The Property Itself: More Than Just a House
The USDA also has standards for the property that will secure the loan. The home must be modest in size, design, and cost. It cannot have an in-ground swimming pool, and its value cannot exceed the area loan limit (which is generous and rarely a constraint for modest homes). It must be primarily a single-family, owner-occupied residence—no vacation homes or investment properties.
A key step is the USDA appraisal, which serves a dual purpose. First, it determines the market value of the home. Second, and uniquely, it includes a Property Eligibility Assessment to ensure the home meets the USDA’s Minimum Property Requirements (MPRs). These MPRs ensure the home is safe, sound, and sanitary. The appraiser will check for functioning heating, water, electrical systems, a sound roof, and that the property has adequate access (a road, driveway). The home must be move-in ready; the USDA does not finance fixer-uppers through its standard programs.
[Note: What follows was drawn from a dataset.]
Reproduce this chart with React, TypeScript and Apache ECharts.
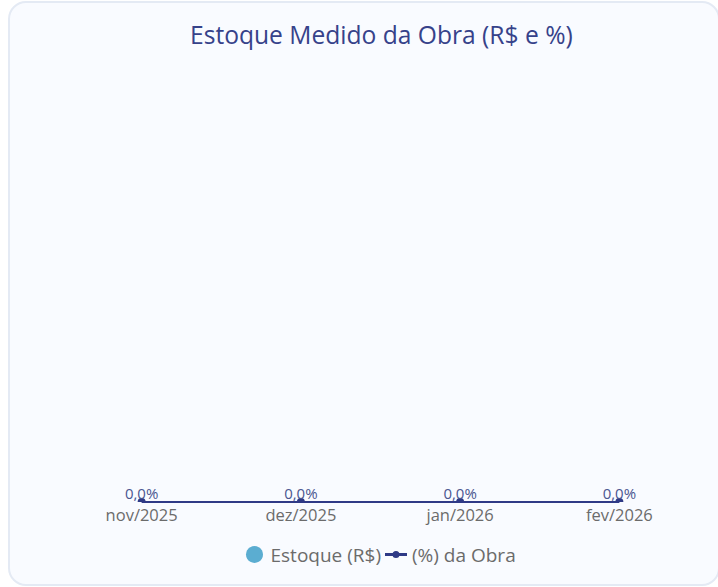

The Enduring Logic of a Public Good
Navigating USDA loan requirements is an exercise in understanding a different philosophy of lending. This isn't the purely risk-based, private-market logic of a conventional loan. It’s a public-private partnership with a mission. The slightly more forgiving credit standards, the income ceiling, the zero-down feature, and the geographic lock are all interconnected parts of a system designed to build equity—both in homes and in communities.
For the right borrower—a teacher, a firefighter, a retail manager, or a healthcare worker looking to buy a modest home in a qualifying area—the USDA loan can be the most powerful tool in the homeownership arsenal. It removes the single largest barrier to entry: the down payment. But it does so with clear, deliberate boundaries. Your eligibility is a function of where you choose to live and your role in the economic ecosystem of that place. It is a reminder that homeownership policy can be, and has been for decades, a strategic investment in the geography of the American dream.